Küss established several urology departments at the Paris hospitals, became General Secretary and in 1952 took up presidency for the Société Internationale d'Urologie, where he remained so until 1985. In order to advance the urology clinic at the University Pitié-Salpêtrière Hospital, in 1972, he resigned from private practice. He simultaneously established the La Société Francaise de Transplantation. Retiring from clinical duties in 1985, he later, in the 1990s, served as President of the French National Academy of Medicine. He was awarded Commander of the French Legion of Honor and in 2002 became a Medawar Laureate of the Transplantation Society.

== Personal ==
Among Küss's girlfriends was a showgirl from the well known Le Lido. He eventually married in his mid-forties, at the request of his father, and went on to have four children.

Küss was a racecar driver and competed in the Monte Carlo Rally. There was one incident in 1954 when he lay comatose for some days following an accident during a race at the Tour de France Automobile.

He was brought up with a deep interest in art and acquainted with eminent Parisian artists of the time including Raoul Dufy. He added to his father's antique and contemporary art collections, subsequently exhibiting them near his second home at the seaside village of Honfleur. His art collection was auctioned at Christie's in Paris in 2006, following his death. One part of his collection that including work by Henri Toulouse-Lautrec, Pierre-Auguste Renoir and Claude Monet, sold for more than four million Euros.

==Death and legacy==
Küss died in 2006. An engraved memorial marble lies at the hospital of Pitié‐Salpêtrière where he established a school of urology.

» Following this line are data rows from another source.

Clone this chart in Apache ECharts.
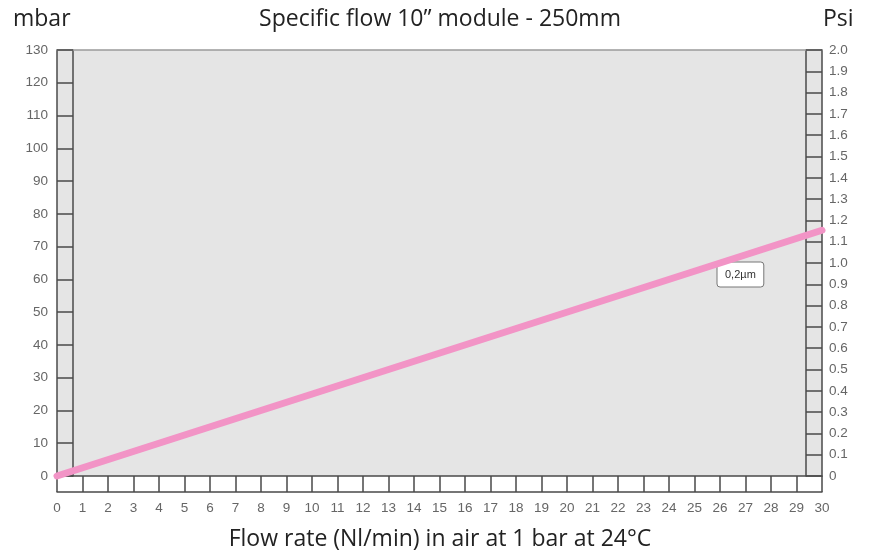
<!DOCTYPE html>
<html><head><meta charset="utf-8">
<script src="https://cdn.jsdelivr.net/npm/echarts@6.0.0/dist/echarts.min.js"></script>
<style>html,body{margin:0;padding:0;background:#fff}#c{width:870px;height:553px}</style>
</head><body><div id="c"></div>
<script>
// ---- data ----
const flowRate = [0, 30];              // Nl/min
const pressureMbar = [0, 75];          // mbar
const seriesName = '0,2µm';
const flowRange = [0, 30];  const flowStep = 1;
const mbarRange = [0, 130]; const mbarStep = 10;
const psiRange = [0, 2];    const psiStep = 0.1;
const titleText = 'Specific flow 10\u201D module - 250mm';
const xTitle = 'Flow rate (Nl/min) in air at 1 bar at 24°C';
const leftUnit = 'mbar';
const rightUnit = 'Psi';

const lineData = flowRate.map((x, i) => [x, pressureMbar[i]]);
const axisCol = '#4a4a4a';
const labelStyle = { color: '#666', fontSize: 13.5, fontFamily: 'Liberation Sans, Arial, sans-serif' };
const titleFont = 'Open Sans, sans-serif';
const tStyle = { fontFamily: titleFont, fontSize: 23, fontWeight: 'normal', color: '#222' };

const chart = echarts.init(document.getElementById('c'), null, { renderer: 'canvas' });
chart.setOption({
  animation: false,
  backgroundColor: '#fff',
  title: [
    { text: titleText, left: 435, top: 3, textAlign: 'center', textStyle: tStyle },
    { text: leftUnit, left: 8, top: 3, textStyle: tStyle },
    { text: rightUnit, left: 818, top: 3, textStyle: tStyle },
    { text: xTitle, left: 435, top: 523, textAlign: 'center', textStyle: tStyle }
  ],
  legend: {
    data: [seriesName], left: 717, top: 262, icon: 'none', itemWidth: 0, itemHeight: 0,
    padding: [7, 8, 7, 3], backgroundColor: '#fff', borderColor: '#777', borderWidth: 1, borderRadius: 3,
    textStyle: { fontSize: 11, color: '#333', fontFamily: 'Liberation Sans, Arial, sans-serif' },
    selectedMode: false
  },
  grid: { left: 57, right: 48, top: 50, bottom: 77, show: true, backgroundColor: '#e5e5e5', borderWidth: 0 },
  xAxis: [
    { type: 'value', min: flowRange[0], max: flowRange[1], interval: flowStep, position: 'bottom',
      axisLine: { show: true, onZero: false, lineStyle: { color: axisCol, width: 1.5 } },
      axisTick: { show: true, inside: false, length: 16, lineStyle: { color: axisCol, width: 1.5 } },
      axisLabel: Object.assign({ margin: 25, showMinLabel: true, showMaxLabel: true }, labelStyle),
      splitLine: { show: false } },
    { type: 'value', min: flowRange[0], max: flowRange[1], position: 'bottom', offset: 16,
      axisLine: { show: true, onZero: false, lineStyle: { color: axisCol, width: 1.5 } },
      axisTick: { show: false }, axisLabel: { show: false }, splitLine: { show: false } },
    { type: 'value', min: flowRange[0], max: flowRange[1], position: 'top',
      axisLine: { show: true, onZero: false, lineStyle: { color: '#9a9a9a', width: 1.5 } },
      axisTick: { show: false }, axisLabel: { show: false }, splitLine: { show: false } }
  ],
  yAxis: [
    { type: 'value', min: mbarRange[0], max: mbarRange[1], interval: mbarStep, position: 'left',
      axisLine: { show: true, onZero: false, lineStyle: { color: axisCol, width: 1.5 } },
      axisTick: { show: true, inside: true, length: 16, lineStyle: { color: axisCol, width: 1.5 } },
      axisLabel: Object.assign({ margin: 9 }, labelStyle),
      splitLine: { show: false } },
    { type: 'value', min: psiRange[0], max: psiRange[1], interval: psiStep, position: 'right',
      axisLine: { show: true, onZero: false, lineStyle: { color: axisCol, width: 1.5 } },
      axisTick: { show: true, inside: true, length: 16, lineStyle: { color: axisCol, width: 1.5 } },
      axisLabel: Object.assign({ margin: 7, formatter: v => v === 0 ? '0' : v.toFixed(1) }, labelStyle),
      splitLine: { show: false } },
    { type: 'value', min: 0, max: 1, position: 'left', offset: -16,
      axisLine: { show: true, onZero: false, lineStyle: { color: axisCol, width: 1.5 } },
      axisTick: { show: false }, axisLabel: { show: false }, splitLine: { show: false } },
    { type: 'value', min: 0, max: 1, position: 'right', offset: -16,
      axisLine: { show: true, onZero: false, lineStyle: { color: axisCol, width: 1.5 } },
      axisTick: { show: false }, axisLabel: { show: false }, splitLine: { show: false } }
  ],
  series: [
    { name: seriesName, type: 'line', xAxisIndex: 0, yAxisIndex: 0, data: lineData,
      symbol: 'none', clip: false, z: 10,
      lineStyle: { color: '#f294c6', width: 7, cap: 'round' }, itemStyle: { color: '#f294c6' } }
  ]
});
</script></body></html>
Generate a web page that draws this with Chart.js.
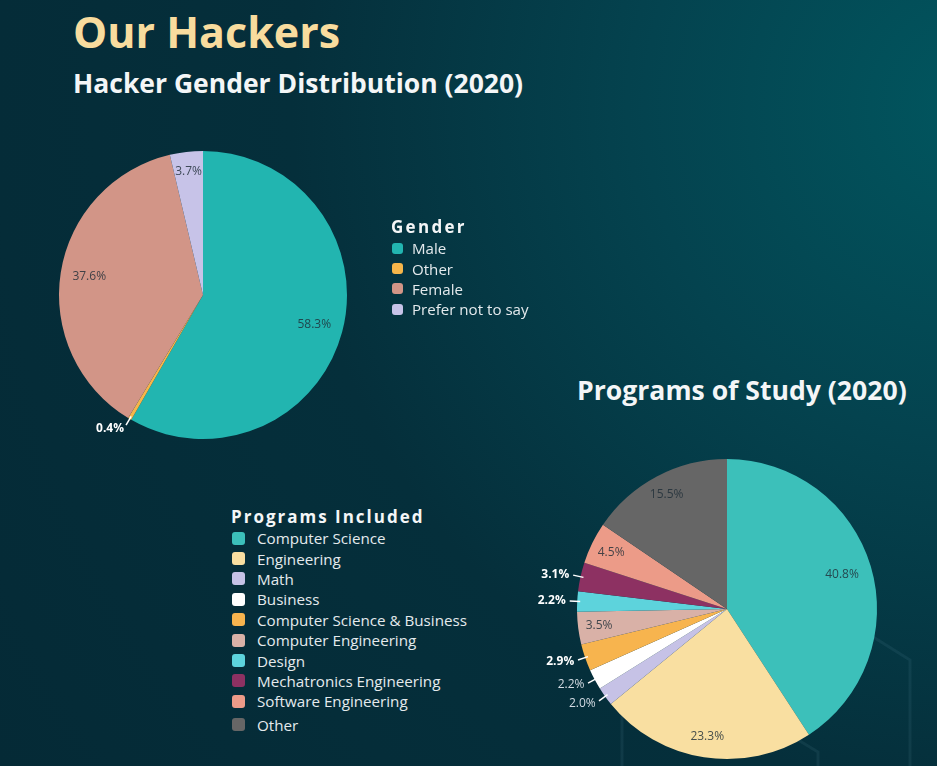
<!DOCTYPE html>
<html>
<head>
<meta charset="utf-8">
<script src="https://cdn.jsdelivr.net/npm/chart.js@4.4.1/dist/chart.umd.min.js"></script>
<style>
html, body { margin: 0; padding: 0; }
body {
  width: 937px; height: 766px; overflow: hidden; position: relative;
  font-family: 'Open Sans', sans-serif;
  background-color: #052a36;
  background-image: radial-gradient(circle at 104% 14%, #01565f 0%, #04434f 28%, #052f3b 58%, #052a36 100%);
}
.deco { position: absolute; left: 0; top: 0; }
h1, h2 { position: absolute; margin: 0; font-weight: 700; white-space: nowrap; }
#mainTitle { left: 73px; top: 2px; font-size: 43px; color: #f8dc9e; }
#genderTitle { left: 73px; top: 65px; font-size: 26.5px; color: #f4f6f7; }
#programTitle { left: 577px; top: 372px; font-size: 26.6px; color: #f4f6f7; }
canvas { position: absolute; }
#genderChart { left: 13px; top: 105px; }
#programChart { left: 517px; top: 399px; }
.legend { position: absolute; color: #e4eaed; }
.legend .head { font-weight: 700; color: #f4f6f7; }
.legend .item { display: flex; align-items: center; }
.legend .box { border-radius: 3px; flex: none; }
#genderLegend { left: 391px; top: 216px; font-size: 15.1px; }
#genderLegend .head { font-size: 17px; line-height: 22px; letter-spacing: 2.3px; }
#genderLegend .item { height: 20.4px; }
#genderLegend .box { width: 11px; height: 11px; margin: 0 9px 0 1px; }
#programLegend { left: 231px; top: 506px; font-size: 15.2px; }
#programLegend .head { font-size: 17px; line-height: 22px; letter-spacing: 2.0px; }
#programLegend .item { height: 20.4px; }
#programLegend .item:last-child { margin-top: 3px; }
#programLegend .box { width: 13px; height: 13px; margin: 0 12px 0 1px; }
</style>
</head>
<body>
<svg class="deco" width="937" height="766">
  <g fill="none" stroke="rgba(120,170,185,0.10)" stroke-width="3">
    <polyline points="870,635 910,660 910,766"/>
    <polyline points="790,735 818,752 818,766"/>
    <polyline points="622,766 622,700"/>
  </g>
</svg>
<h1 id="mainTitle">Our Hackers</h1>
<h2 id="genderTitle">Hacker Gender Distribution (2020)</h2>
<h2 id="programTitle">Programs of Study (2020)</h2>
<canvas id="genderChart" width="380" height="380"></canvas>
<canvas id="programChart" width="420" height="420"></canvas>
<div class="legend" id="genderLegend"></div>
<div class="legend" id="programLegend"></div>
<script>
// Données : genre
const genderLabels = ['Male', 'Other', 'Female', 'Prefer not to say'];
const genderValues = [58.3, 0.4, 37.6, 3.7];
const genderColors = ['#22b5b0', '#f6b64a', '#d29587', '#c7c3e8'];

// Données : programmes
const programLabels = ['Computer Science', 'Engineering', 'Math', 'Business', 'Computer Science & Business',
  'Computer Engineering', 'Design', 'Mechatronics Engineering', 'Software Engineering', 'Other'];
const programValues = [40.8, 23.3, 2.0, 2.2, 2.9, 3.5, 2.2, 3.1, 4.5, 15.5];
const programColors = ['#3cc0ba', '#f9dfa1', '#c6c2e6', '#ffffff', '#f7b44e',
  '#d9b1a7', '#5dd3dc', '#8d3162', '#ec9b88', '#666666'];

const OUTSIDE_LIMIT = 3.3; // en dessous : étiquette à l'extérieur

function luminance(hex) {
  const n = parseInt(hex.slice(1), 16);
  return (0.299 * (n >> 16) + 0.587 * ((n >> 8) & 255) + 0.114 * (n & 255)) / 255;
}

// Étiquettes de pourcentage sur les parts
const sliceLabels = {
  id: 'sliceLabels',
  afterDatasetsDraw(chart) {
    const ctx = chart.ctx;
    const ds = chart.data.datasets[0];
    const total = ds.data.reduce((a, b) => a + b, 0);
    chart.getDatasetMeta(0).data.forEach((arc, i) => {
      const p = arc.getProps(['x', 'y', 'startAngle', 'endAngle', 'outerRadius'], true);
      const mid = (p.startAngle + p.endAngle) / 2;
      const cos = Math.cos(mid), sin = Math.sin(mid);
      const r = p.outerRadius;
      const pct = ds.data[i] / total * 100;
      const text = pct.toFixed(1) + '%';
      ctx.save();
      if (pct >= OUTSIDE_LIMIT) {
        const f = pct > 30 ? 0.8 : 0.86;
        ctx.font = '12px "Open Sans"';
        ctx.fillStyle = 'rgba(32,46,56,0.82)';
        ctx.textAlign = 'center';
        ctx.textBaseline = 'middle';
        ctx.fillText(text, p.x + cos * r * f, p.y + sin * r * f);
      } else {
        // trait de rappel + texte
        ctx.strokeStyle = '#ffffff';
        ctx.lineWidth = 1.5;
        ctx.beginPath();
        ctx.moveTo(p.x + cos * r * 0.98, p.y + sin * r * 0.98);
        ctx.lineTo(p.x + cos * r * 1.05, p.y + sin * r * 1.05);
        ctx.stroke();
        const light = luminance(ds.backgroundColor[i]) > 0.76;
        ctx.font = (light ? '' : 'bold ') + '12px "Open Sans"';
        ctx.fillStyle = light ? '#d3dbe3' : '#ffffff';
        const lx = p.x + cos * (r * 1.05 + 4);
        const ly = p.y + sin * (r * 1.05 + 4);
        if (Math.abs(cos) > 0.5) {
          ctx.textAlign = cos < 0 ? 'right' : 'left';
          ctx.textBaseline = 'middle';
        } else {
          ctx.textAlign = 'center';
          ctx.textBaseline = sin > 0 ? 'top' : 'bottom';
        }
        ctx.fillText(text, lx, ly);
      }
      ctx.restore();
    });
  }
};

function makePie(id, labels, values, colors, radius) {
  return new Chart(document.getElementById(id), {
    type: 'pie',
    data: {
      labels: labels,
      datasets: [{ data: values, backgroundColor: colors, borderWidth: 0 }]
    },
    options: {
      responsive: false,
      animation: false,
      radius: radius,
      layout: { padding: 0 },
      plugins: { legend: { display: false }, tooltip: { enabled: false } }
    },
    plugins: [sliceLabels]
  });
}

function buildLegend(id, title, labels, colors) {
  const el = document.getElementById(id);
  let html = '<div class="head">' + title + '</div>';
  labels.forEach((l, i) => {
    html += '<div class="item"><span class="box" style="background:' + colors[i] + '"></span>' + l + '</div>';
  });
  el.innerHTML = html;
}

makePie('genderChart', genderLabels, genderValues, genderColors, 144);
makePie('programChart', programLabels, programValues, programColors, 150);
buildLegend('genderLegend', 'Gender', genderLabels, genderColors);
buildLegend('programLegend', 'Programs Included', programLabels, programColors);
</script>
</body>
</html>
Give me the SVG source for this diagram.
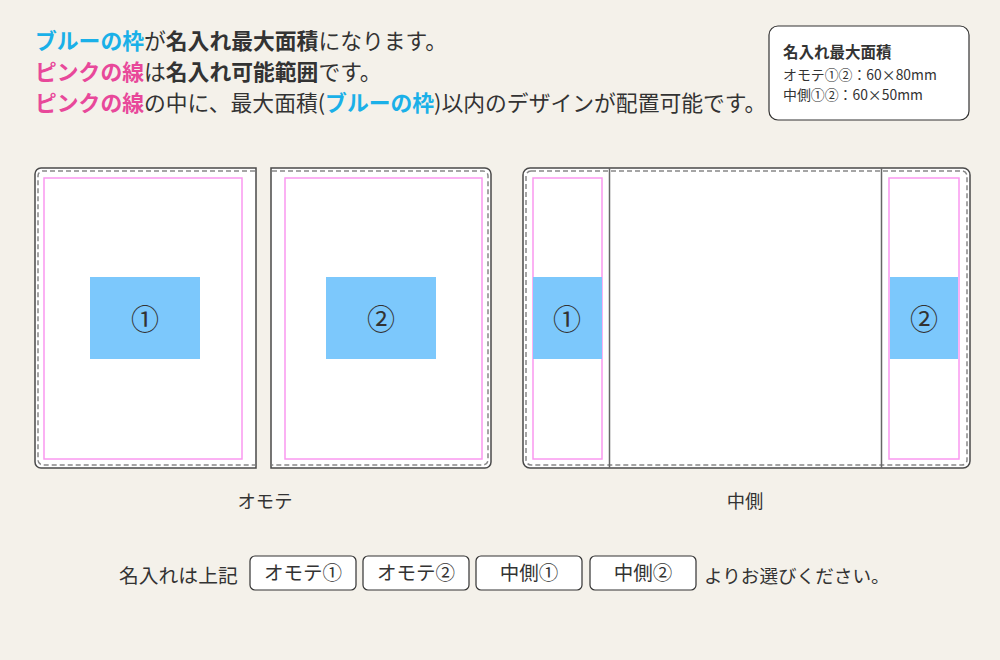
<svg xmlns="http://www.w3.org/2000/svg" width="1000" height="660" viewBox="0 0 1000 660">
<defs>
<style>
text{font-family:"Noto Sans CJK JP","Noto Sans",sans-serif;fill:#333}
.h{font-size:21.8px}
.b{font-weight:bold}
.bl{fill:#1ab0e8;font-weight:bold}
.pk{fill:#e8489a;font-weight:bold}
.outer{fill:#fff;stroke:#4a4a4a;stroke-width:1.5}
.dash{fill:none;stroke:#888;stroke-width:1.5;stroke-dasharray:5 3}
.pink{fill:none;stroke:#fa98f0;stroke-width:1.5}
.blue{fill:#7cc8fc}
.num{font-size:28px;text-anchor:middle}
.btn{fill:#fff;stroke:#333;stroke-width:1.2}
.bt{font-size:19.5px;text-anchor:middle}
.fold{stroke:#666;stroke-width:1.5}
</style>
</defs>
<rect width="1000" height="660" fill="#f4f1ea"/>
<g id="header">
<text class="h" x="35" y="49"><tspan class="bl">ブルーの枠</tspan>が<tspan class="b">名入れ最大面積</tspan>になります。</text>
<text class="h" x="35" y="80"><tspan class="pk">ピンクの線</tspan>は<tspan class="b">名入れ可能範囲</tspan>です。</text>
<text class="h" x="35" y="111"><tspan class="pk">ピンクの線</tspan>の中に、最大面積(<tspan class="bl">ブルーの枠</tspan>)以内のデザインが配置可能です。</text>
</g>
<g id="info">
<rect x="769" y="26" width="200" height="94" rx="9" fill="#fff" stroke="#333" stroke-width="1.2"/>
<text x="783" y="58" font-size="15.5" font-weight="bold">名入れ最大面積</text>
<text x="783" y="80" font-size="13.9">オモテ①②：60×80mm</text>
<text x="783" y="100" font-size="13.9">中側①②：60×50mm</text>
</g>
<g id="omote1">
<path class="outer" d="M256,168 H41 A6,6 0 0 0 35,174 V462 A6,6 0 0 0 41,468 H256 Z"/>
<path class="dash" d="M255,171 H43 A5,5 0 0 0 38,176 V460 A5,5 0 0 0 43,465 H255"/>
<rect class="pink" x="44" y="178" width="198" height="281"/>
<rect class="blue" x="90" y="277" width="110" height="82"/>
<text class="num" x="145" y="330">①</text>
</g>
<g id="omote2">
<path class="outer" d="M271,168 H485 A6,6 0 0 1 491,174 V462 A6,6 0 0 1 485,468 H271 Z"/>
<path class="dash" d="M272,171 H483 A5,5 0 0 1 488,176 V460 A5,5 0 0 1 483,465 H272"/>
<rect class="pink" x="285" y="178" width="197" height="281"/>
<rect class="blue" x="326" y="277" width="110" height="82"/>
<text class="num" x="381" y="330">②</text>
</g>
<g id="nakagawa">
<rect class="outer" x="523" y="168" width="447" height="300" rx="7"/>
<rect class="dash" x="526" y="171" width="441" height="294" rx="5"/>
<line class="fold" x1="609.5" y1="168" x2="609.5" y2="468"/>
<line class="fold" x1="881.5" y1="168" x2="881.5" y2="468"/>
<rect class="pink" x="533" y="178" width="69" height="281"/>
<rect class="pink" x="889" y="178" width="70" height="281"/>
<rect class="blue" x="533" y="277" width="69" height="82"/>
<rect class="blue" x="890" y="277" width="68" height="82"/>
<text class="num" x="567" y="330">①</text>
<text class="num" x="924" y="330">②</text>
</g>
<g id="labels">
<text x="265" y="508" font-size="18.3" text-anchor="middle">オモテ</text>
<text x="745" y="508" font-size="18.3" text-anchor="middle">中側</text>
</g>
<g id="choice">
<text x="119" y="583" font-size="19.8">名入れは上記</text>
<rect class="btn" x="250" y="556" width="106" height="34" rx="5"/>
<text class="bt" x="303" y="580">オモテ①</text>
<rect class="btn" x="363" y="556" width="106" height="34" rx="5"/>
<text class="bt" x="416" y="580">オモテ②</text>
<rect class="btn" x="476" y="556" width="106" height="34" rx="5"/>
<text class="bt" x="529" y="580">中側①</text>
<rect class="btn" x="590" y="556" width="106" height="34" rx="5"/>
<text class="bt" x="643" y="580">中側②</text>
<text x="704" y="583" font-size="18.6">よりお選びください。</text>
</g>
</svg>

In 2014, The Board of the European Association Urology (EAU) Section of Transplantation Urology (ESTU) awarded the first René Küss Prize for original work on renal transplantation. It was presented by Küss's daughter, Ms. Sophie Morello-Küss.

Although they worked separately, the simultaneous efforts of Küss and nephrologist Jean Hamburger are felt by transplant peers including Nobel Prize winner Joseph Murray, to have "largely been forgotten", and they not to have been given "full credit for their work internationally".

== Selected publications ==

- Surgery of the Ureter, Springer-Verlag, 1975, ISBN 978-3-642-66081-8
- Kuss, R (1951). "[Some attempts at kidney transplantation in man]"

In addition, he co-authored
- Histoire Illustre ́e de L’Urologie
- An Illustrated History of Organ Transplantation.